We shall not cease from exploration,
and the end of all our exploring will be to arrive where we started
and know the place for the first time. T. S. Eliot
I began this series in 2002 in a single publication with an article on Saltburn, then the destination of most southbound trains from Chester-le-Street. Indeed, for many years we had a staff summer outing to this town of 6,000, one of the first railway resorts.
In 1858, while walking along the coast path towards Old Saltburn to visit his brother Joseph in Marske, the railway builder Henry Pease saw a prophetic vision of a town arising on the cliff and the quiet, unfrequented and sheltered glen turned into a lovely garden. The Pease family owned Middlesbrough Estate and had control of the Stockton and Darlington Railway which first opened in 1825. The S&DR agreed to develop Henry’s vision by forming the Saltburn Improvement Company (SIC) and the railway line was extended to the town in 1861.
Land was purchased from the Earl of Zetland, and the company commissioned surveyor George Dickinson to lay out what became an interpretation of a gridiron street layout, through which the railway ran to the very centre, now Station Square. With as many houses as possible having sea views, the layout was added to by the so-called Jewel streets along the seafront—Coral, Garnet, Ruby, Emerald, Pearl, Diamond and Amber Streets, said to be a legacy of Henry’s vision.
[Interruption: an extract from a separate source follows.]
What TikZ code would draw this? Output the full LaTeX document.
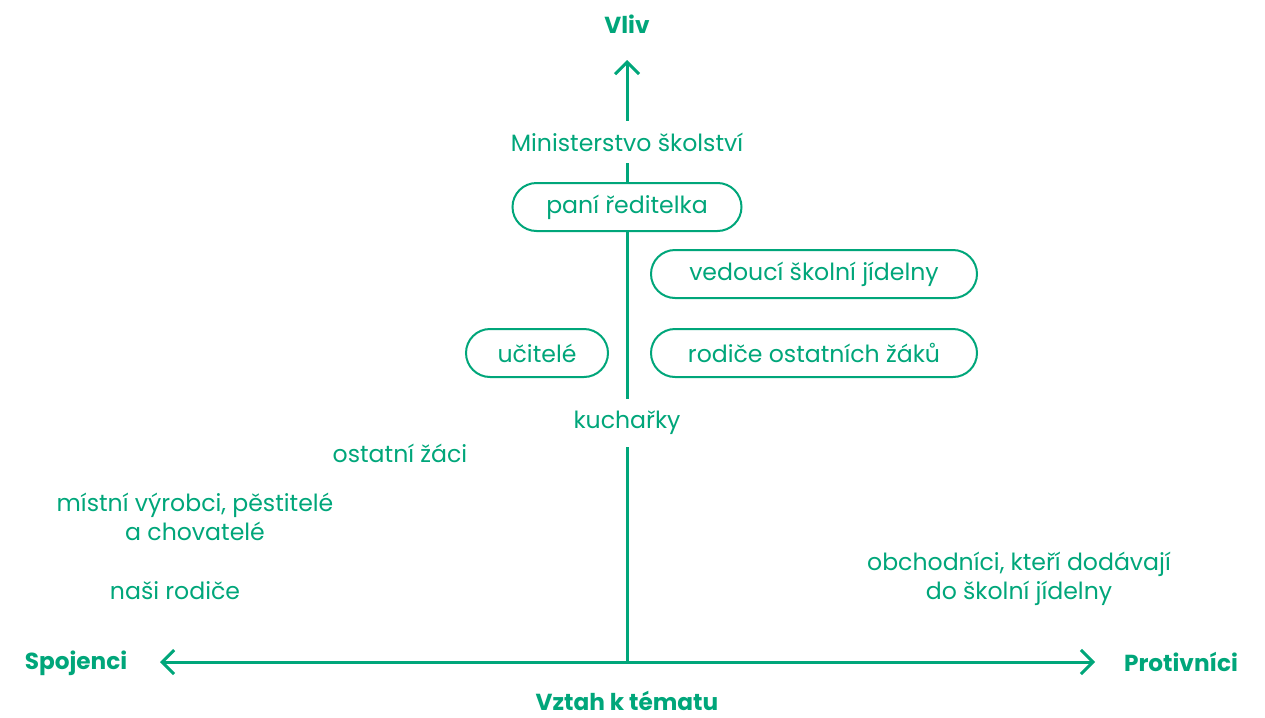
\documentclass[tikz,border=0pt]{standalone}
\usepackage{fontspec}
\setmainfont{Poppins}
\usepackage{xcolor}
\usepackage{tikz}
\usetikzlibrary{arrows.meta,positioning}
\definecolor{vgreen}{RGB}{0,166,122}
\tikzset{%
	barb/.tip      = {Straight Barb[length=6pt,width=12pt,line width=1.5pt]},
	axis/.style    = {draw=vgreen, line width=1.5pt, -barb},
	axislab/.style = {text=vgreen, font=\fontsize{11.6}{13}\selectfont\bfseries},
	actor/.style   = {text=vgreen, font=\fontsize{11.8}{14.5}\selectfont, align=center},
	gapped/.style  = {actor, fill=white, inner ysep=6pt, inner xsep=4pt},
	pill/.style    = {actor, draw=vgreen, line width=1pt, fill=white, rounded corners=12pt, minimum height=24pt},
}
\begin{document}
\begin{tikzpicture}[x=0.5pt,y=-0.5pt]
	\useasboundingbox (0,0) rectangle (1265,718);
	\coordinate (o) at (627,662);
	\coordinate (top) at (627,60);
	\coordinate (left) at (160,662);
	\coordinate (right) at (1095,662);
	\draw[axis] (o) -- (top);  % Vliv axis
	\draw[axis,barb-barb] (left) -- (right);  % Vztah axis
	\node[axislab] (vliv) at (627,24) {Vliv};
	\node[axislab, anchor=base, inner sep=0pt, text depth=0pt] (vztah) at (627,710) {Vztah k tématu};
	\node[axislab] (spojenci) at (76,663) {Spojenci};
	\node[axislab] (protivnici) at (1181,662) {Protivníci};
	
	\node[gapped] (ministerstvo) at (627,142) {Ministerstvo školství};
	\node[pill, minimum width=114.5pt] (reditelka) at (627,207) {paní ředitelka};
	\node[pill, minimum width=163pt] (vedouci) at (814,274) {vedoucí školní jídelny};
	\node[pill, minimum width=71pt] (ucitele) at (537,353) {učitelé};
	\node[pill, minimum width=163pt] (rodiceost) at (814,353) {rodiče ostatních žáků};
	\node[gapped] (kucharky) at (627,423) {kuchařky};
	
	\node[actor] (zaci) at (400,453) {ostatní žáci};
	\node[actor] (vyrobci) at (195,517) {místní výrobci, pěstitelé\\a chovatelé};
	\node[actor] (rodice) at (175,591) {naši rodiče};
	\node[actor] (obchodnici) at (1019,579) {obchodníci, kteří dodávají\\do školní jídelny};
\end{tikzpicture}
\end{document}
The town was developed by the railway company and the SIC, and after securing the best positions for development, money was raised for construction by selling plots to private developers and investors. Most buildings are constructed using ‘Pease’ brick, transported from Darlington by the S&DR, with the name Pease set into the brick. The jewel in Henry Pease’s crown is said to have been The Zetland Hotel with a private platform into which carriages could be shunted, still visible to this day behind the apartment block into which the original Hotel has changed.
I last visited Saltburn on 5th March as the thaw was melting the previous week’s heavy snowfall with my stepdaughter Melissa. We went for a wander round the clifftop, delighted in the architecture of the town centre, and found a tiny and rarely open vintage shop called Polyester. We enjoyed an excellent lunch in Coco and Rum, a Thai restaurant on the south side of Station Square, where we both had a good lunch including drinks and coffee for £31.75. The coconut soup with chicken was delicious.
Saltburn is famous for its pier, illustrated, and the Cliff Lift that rises south from the pier to the top of the town, saving a walk up or down the steep hill. Or it would if it were operational, but at the moment the two lift cars are away for repair. Each car on its separate track counter-balances the other with the descending car given extra weight to raise up the ascending car by use of water in a tank. For regular visitors it looks quite odd to see the inclined railway with no passenger cars, but I am told they will be back in operation for the summer season.
Trains run to Saltburn on the line from Middlesbrough and Darlington (twice an hour daytimes) and Bishop Auckland (hourly). Connections are available from Durham, Chester-le-Street, Newcastle and
Cramlington at Darlington, and from Sunderland at Middlesbrough. Day returns are available from most stations in the north-east. The original station building is no longer used as such – trains terminate just to the left of the picture instead.